Munawardi Ismail – Waspada
    Artikel ini sudah pernah dimuat di acehkita.com

    Minggu pagi 26 Desember 2004 aku terbangun bagai terpental dari ranjang. Seketika aku sudah berdiri. Prosesnya beda dengan yang biasa. Pagi itu memang ada hentakan hebat yang membuatku seketika tersentak.

    “Ini gempa,” gumamku.

    Begitulah yang kualami pagi itu. Aku kos di sebuah pertokoan lantai dua di Jalan Sri Ratu Safiatuddin. Di tempat itulah, selama ini aku bermukim. Lokasi tersebut amat strategis bagiku. Selain dekat dengan Rex di Peunayong --yang merupakan pusat keramaian malam-- kantorku juga tak jauh dari situ.

    Pagi itu, entah bagaimana, dalam hitungan detik, aku bagai telempar dari tidur. Aku langusung ingat, beberapa bulan lalu, tempat tidurku pernah juga diguncang gempa, namun tidak sehebat ini.

    Karena itu, bagai prajurit terlatih, belum masuk getaran ketiga, aku sudah berada di tengah jalan. Saat itu, aku setengah terlanjang, karena hanya celana pendek yang kupakai. Hanya satu baju kaos warna merah yang sempat kubawa turun dan di tengah jalan baru kupakai.

    Aku berdiri, persis di pintu gerbang sebuah markas besar penjaga keamanan negeri ini. Ada seorang kopral berjaga-jaga di sana. Kulihat dia santai saja. Tidak panik seperti orang lain yang sudah keluar dari dalam bangunan, takut runtuh.

    Belum sempat berpikir panjang, getaran selanjutnya menyusul. Kali ini lama. Bukan seperti gempa tadi yang membangunkanku. Semua panik. Kulemparkan pandangan ke ujung jalan, atau ke arah kiblat. Semua orang berwajah pucat.

    Dalam hitungan detik, getaran itu makin dahsyat. Geteran gempa kali ini amat luar biasa. “Apakah ini sudah kiamat?” pikirku.

    Dalam beberapa detik kemudian, getarannya makin luar biasa. Laílahhaillallah. Aku tak ingat lagi berapa kali mengucapkan asma Allah. Getarannya makin hebat saja. Berdiri tak mampu lagi. Di dekatku ada tiga pria lain yang sempoyongan. Sama seperti yang kualami.

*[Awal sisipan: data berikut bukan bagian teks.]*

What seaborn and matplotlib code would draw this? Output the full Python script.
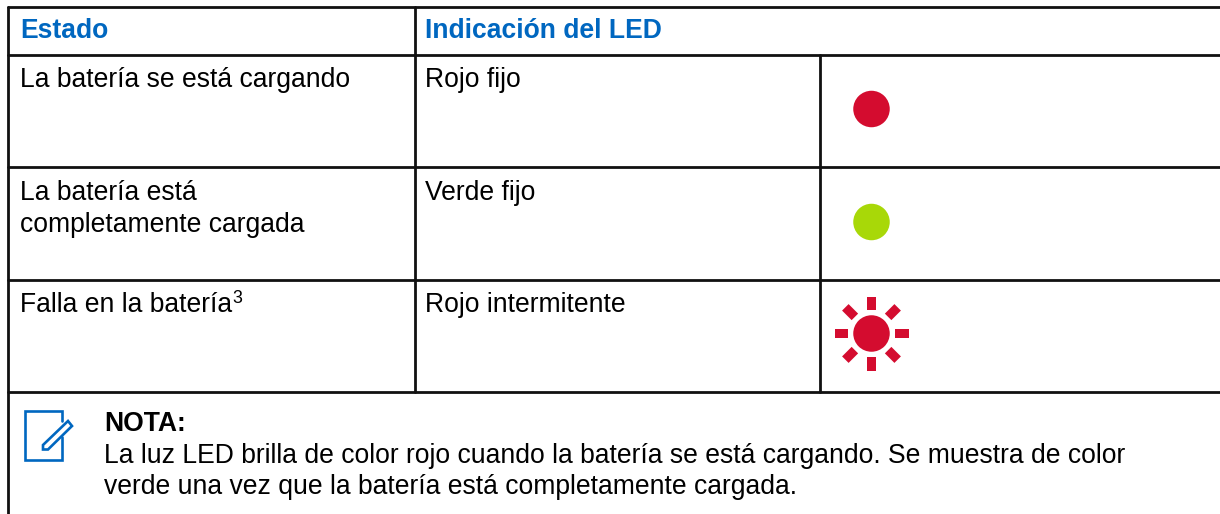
import numpy as np
import pandas as pd
import matplotlib
matplotlib.use("Agg")
import matplotlib.pyplot as plt
from matplotlib.patches import Polygon
from matplotlib.lines import Line2D
import seaborn as sns

headers = ["Estado", "Indicación del LED"]
estado = ["La batería se está cargando", "La batería está\ncompletamente cargada", "Falla en la batería"]
indicacion = ["Rojo fijo", "Verde fijo", "Rojo intermitente"]
led_colors = ["#D40C2F", "#A8D808", "#D40C2F"]
blinking = [False, False, True]
nota_title = "NOTA:"
nota_lines = ["La luz LED brilla de color rojo cuando la batería se está cargando. Se muestra de color",
              "verde una vez que la batería está completamente cargada."]

sns.set_theme(style="white")
plt.rcParams['font.family'] = ['Liberation Sans', 'DejaVu Sans']

W, H = 1220, 514
fig = plt.figure(figsize=(W/100, H/100), dpi=100)
ax = fig.add_axes([0, 0, 1, 1])

ink = "#111111"; blue = "#0067C0"
FS = 19.1
lw = 2.0

df = pd.DataFrame({"x": [871.5]*3, "y": [109, 222, 333.5], "state": ["a", "b", "c"]})
sns.scatterplot(data=df, x="x", y="y", hue="state", palette=led_colors, s=(36.5*0.72)**2,
                linewidth=0, legend=False, ax=ax, clip_on=False)
ax.set_xlim(0, W); ax.set_ylim(H, 0); ax.axis("off")

for y in [7, 55, 167, 280, 392]:
    ax.add_line(Line2D([8, W], [y, y], color=ink, lw=lw))
ax.add_line(Line2D([8, 8], [7, H], color=ink, lw=lw))
ax.add_line(Line2D([415, 415], [7, 392], color=ink, lw=lw))
ax.add_line(Line2D([820, 820], [55, 392], color=ink, lw=lw))

ax.text(20, 38.3, headers[0], color=blue, fontsize=FS, fontweight="bold", va="baseline")
ax.text(425, 38.3, headers[1], color=blue, fontsize=FS, fontweight="bold", va="baseline")

row_y = [87, 200.3, 312]
for i in range(3):
    parts = estado[i].split("\n")
    ax.text(20, row_y[i], parts[0], fontsize=FS, color="black", va="baseline")
    if len(parts) > 1:
        ax.text(20, row_y[i] + 32, parts[1], fontsize=FS, color="black", va="baseline")
    ax.text(425, row_y[i], indicacion[i], fontsize=FS, color="black", va="baseline")
ax.text(232.5, 303, "3", fontsize=FS*0.67, color="black", va="baseline")

for k, b in enumerate(blinking):
    if not b:
        continue
    c = np.array([df.x[k], df.y[k]])
    for a in np.arange(8) * np.pi / 4:
        u = np.array([np.cos(a), np.sin(a)]); v = np.array([-u[1], u[0]])
        r0, r1, hw = 23.5, 37, 4.6
        pts = [c+u*r0+v*hw, c+u*r1+v*hw, c+u*r1-v*hw, c+u*r0-v*hw]
        ax.add_patch(Polygon(pts, closed=True, fc=led_colors[k], ec="none"))

# note icon
ilw = 1.9
ax.add_line(Line2D([62, 62, 25, 25, 62, 62], [421, 411, 411, 459.5, 459.5, 437],
                   color=blue, lw=ilw, solid_joinstyle="miter"))
ax.add_patch(Polygon([[43, 445], [68, 421], [72, 426], [48, 449.5], [43, 449.5]],
                     closed=True, fc="white", ec=blue, lw=ilw, joinstyle="miter"))

ax.text(104, 431, nota_title, fontsize=FS, fontweight="bold", color="black", va="baseline")
ax.text(104, 462.7, nota_lines[0], fontsize=FS, color="black", va="baseline")
ax.text(104, 494, nota_lines[1], fontsize=FS, color="black", va="baseline")

fig.savefig("out.png", dpi=100)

    Tanah tempat kuberpijak tak pernah berhenti bergetar. Seketika aku ikut-ikutan tiarap. Padahal itu bukan kontak senjata. Tiarap pun tidak membantu menghilangkan goncangan yang membuat kehilangan keseimbangan.

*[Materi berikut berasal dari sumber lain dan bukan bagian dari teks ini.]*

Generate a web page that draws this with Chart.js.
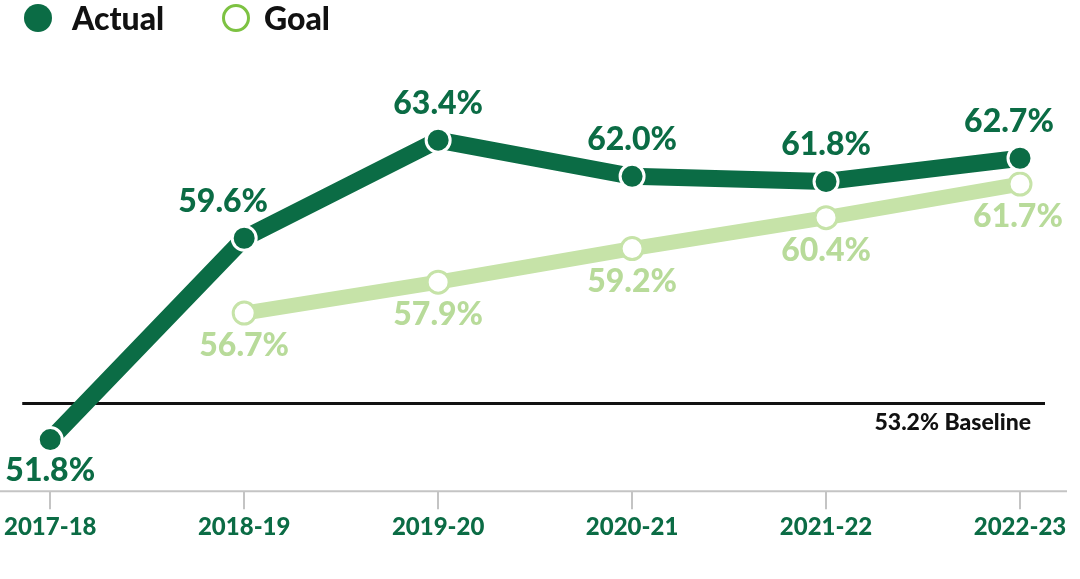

    Konyolnya, di saat genting semacam ini pikiran langsung teringat kamera yang masih di kamar dan tak sempat kubawa keluar. Ini berita bagus. Pikiranku berputar tak tahu entah ke mana, Alor, Nabire di Papua termasuk Kobe di Jepang yang katanya menjadi langganan gempa.

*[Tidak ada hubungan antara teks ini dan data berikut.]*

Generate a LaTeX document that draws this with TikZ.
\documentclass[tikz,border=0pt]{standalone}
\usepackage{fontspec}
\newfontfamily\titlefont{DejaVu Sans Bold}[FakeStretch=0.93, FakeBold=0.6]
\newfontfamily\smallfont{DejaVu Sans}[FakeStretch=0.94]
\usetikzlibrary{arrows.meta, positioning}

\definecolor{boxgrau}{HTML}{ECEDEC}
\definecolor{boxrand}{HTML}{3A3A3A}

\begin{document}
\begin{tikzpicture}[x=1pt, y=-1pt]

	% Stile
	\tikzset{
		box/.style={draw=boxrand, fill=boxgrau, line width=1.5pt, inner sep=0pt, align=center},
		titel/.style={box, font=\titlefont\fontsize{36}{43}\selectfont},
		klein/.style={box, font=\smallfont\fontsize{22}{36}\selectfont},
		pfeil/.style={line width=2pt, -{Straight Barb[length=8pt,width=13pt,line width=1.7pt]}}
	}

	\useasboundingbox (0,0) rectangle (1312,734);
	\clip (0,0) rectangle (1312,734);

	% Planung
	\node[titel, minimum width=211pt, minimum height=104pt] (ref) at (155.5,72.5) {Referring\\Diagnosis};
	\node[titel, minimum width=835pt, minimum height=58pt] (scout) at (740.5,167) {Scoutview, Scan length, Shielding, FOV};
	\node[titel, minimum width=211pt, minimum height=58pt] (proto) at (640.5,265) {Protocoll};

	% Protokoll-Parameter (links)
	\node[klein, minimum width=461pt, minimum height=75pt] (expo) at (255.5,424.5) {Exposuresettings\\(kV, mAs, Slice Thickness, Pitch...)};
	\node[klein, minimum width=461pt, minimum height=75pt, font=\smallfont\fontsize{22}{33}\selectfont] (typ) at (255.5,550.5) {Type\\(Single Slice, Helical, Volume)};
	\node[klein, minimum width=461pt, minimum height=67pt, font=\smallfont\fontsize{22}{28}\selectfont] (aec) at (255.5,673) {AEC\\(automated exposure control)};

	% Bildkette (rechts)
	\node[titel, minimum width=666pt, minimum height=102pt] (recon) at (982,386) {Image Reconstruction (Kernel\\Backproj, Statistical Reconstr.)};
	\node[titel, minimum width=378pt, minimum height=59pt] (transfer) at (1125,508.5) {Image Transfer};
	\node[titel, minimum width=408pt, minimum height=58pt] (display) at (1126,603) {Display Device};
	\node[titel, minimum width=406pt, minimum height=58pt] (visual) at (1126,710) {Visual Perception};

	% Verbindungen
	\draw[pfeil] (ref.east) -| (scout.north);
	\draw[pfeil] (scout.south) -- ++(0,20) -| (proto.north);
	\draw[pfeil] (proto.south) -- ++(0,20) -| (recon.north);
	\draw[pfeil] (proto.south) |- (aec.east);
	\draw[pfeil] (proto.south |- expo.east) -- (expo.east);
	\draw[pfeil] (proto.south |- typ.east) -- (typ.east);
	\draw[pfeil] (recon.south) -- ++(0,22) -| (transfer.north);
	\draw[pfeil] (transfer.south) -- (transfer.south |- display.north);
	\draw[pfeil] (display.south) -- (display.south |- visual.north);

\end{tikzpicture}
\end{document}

    Belum sempat berpikir jauh, apalagi getarannya makin hebat, aku dan tiga tetangga sebelah berniat hendak pindah ke Simpang Lima yang berjarak sekitar 200 meter dari tempat kami berdiri.

    Belum sempat berlari jauh, tiba-tiba atap dan dinding depan gedung asuransi dari Kanada yang berada 80 meter di hadapan kami rontok. Seorang tamtama TNI yang berada dekat kami juga berbalik arah.

    Detik selanjutnya sederetan pertokoan di belakang Makodam Iskandar Muda yang berdiri kokoh, terdengar berderit.

    Lalu... Bruuk…

    Debu mengapul menghalangi pandangan. Kendati tidak sama seperti saat runtuhnya gedung Word Trade Centre di New York sana, tapi debunya sedikit banyak ikut menempel di rambutku. Karena aku cuma 30 meter dari pertokoan milik toke-toke non pribumi itu.

    Seketika itu pula terdengar jeritan orang. Tapi semua hanya bisa diam. Nafsi-nafsi (berpikir tentang nasib sendiri-sendiri, red). Lalu pikiranku makin kacau. Pada satu sisi, jiwa jurnalisku menghentak sekuat gempa tadi. Tapi apa daya bangunan tiga lantai baru saja roboh, praktis tak ada yang berani dekat bangunan setelah menyaksikan banyak gedung yang runtuh.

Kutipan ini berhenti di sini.